C’est à Ischia, l’une des très belles îles qui font face à Naples où il s’était installé depuis 1949 avec son épouse, que William Walton (1902-1983) a conçu sont Concerto pour violoncelle Op.68, entre février et octobre 1956. Le célèbre soliste russe Gregor Piatigorsky (1903-1976) le lui avait commandé et c’est lui qui l’a créé à Boston, le 25 janvier 1957, sous la direction de Charles Munch à la tête du Boston Symphony Orchestra. Avec cette œuvre, le compositeur britannique, alors considéré par ses contemporain comme le plus moderne d’entre eux, s’inscrivait pourtant dans l’héritage d’Elgar par le caractère résolument lyrique qu’il y a convoqué. En revanche, Walton n’a pas hésité à inverser l’équilibre habituel du genre en plaçant le mouvement rapide au centre, avec une première section Moderato pour commencer puis un Lento en fin, quoique relevé par un feux d’artifice Allegro molto, en dernier ressort. On retrouve avec plaisir l’excellent Nicolas Altstaedt [lire nos chroniques du Quatuor pour la fin du temps de Messiaen, du Concerto en ut mineur Op.43 de Weinberg et du Quintette avec piano de Bartók] dans la mélodie élégiaque qu’il articule dans un grand souffle expressif. Bondit alors l’Allegro appassionato central, virtuose, d’une sonorité plus âpre, qui superpose des entrelacs rythmiques par moments assez caustiques. À la danse colorée alterne le chant, sur un ton qu’on pourrait croire venu d’un film d’Hitchcock. Les interprètes ayant choisi de s’en tenir à la version originale, sans la cadence ajoutée plus tard, Tema ed improvvisazioni s’enchaîne dans un Lento libre à la saveur postromantique indéniable, malgré les ponctuations dans une harmonie proche de Britten. Après une improvisation véhémente du violoncelle, le mouvement reprend, Allegro molto, désormais, dans un déploiement orchestral spectaculaire. Mais le lyrisme triomphe avec le retour du climat de départ, plus solaire. La lecture d’Altstaedt brille d’une puissance expressive hors du commun et d’une grande musicalité.

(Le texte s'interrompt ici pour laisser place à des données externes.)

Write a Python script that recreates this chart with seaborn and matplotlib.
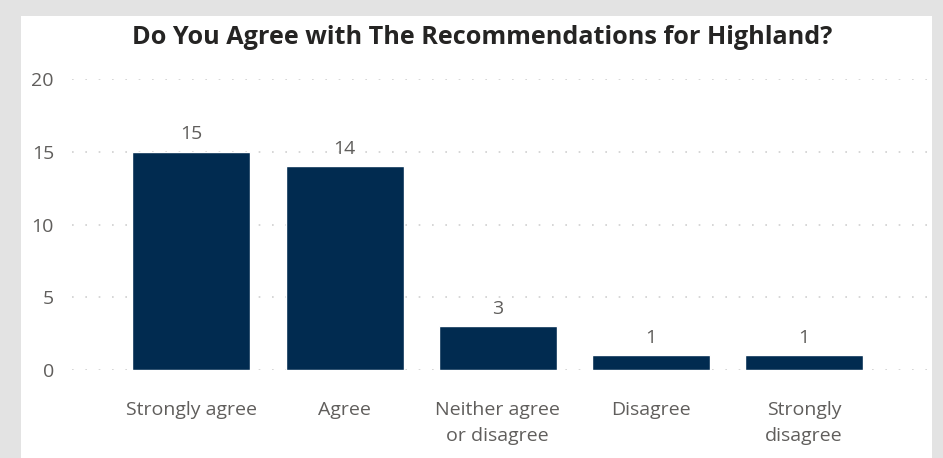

Après l’entracte, un grand tube du répertoire symphonique allemand, puisqu’il s’agit du poème Ein Heldenleben Op.40 que Richard Strauss termina en décembre 1898, lors d’un séjour à Berlin. Il en dirige la première mondiale à Francfort, trois mois plus tard. Dans cet incroyable débauche orchestrale, le héros est tour à tour celui qui transmet les interrogations nietzschéennes et un double du compositeur amoureux de sa chère Pauline. Valorisée par une précision admirable et un fin travail de couleurs, l’interprétation de Schønwandt [lire nos chroniques de La petite renarde rusée, Szenen aus Goethes Faust, Turandot, Symphonie fantastique, L’Italiana in Algeri, War Requiem, Nabucco et Tristan und Isolde] paraît cependant peu inspirée, manquant l’élan, alors que la prestation de Jermolaj Albiker au violon, le Konzertmeister du SWR Sinfonieorchester, est de toute beauté.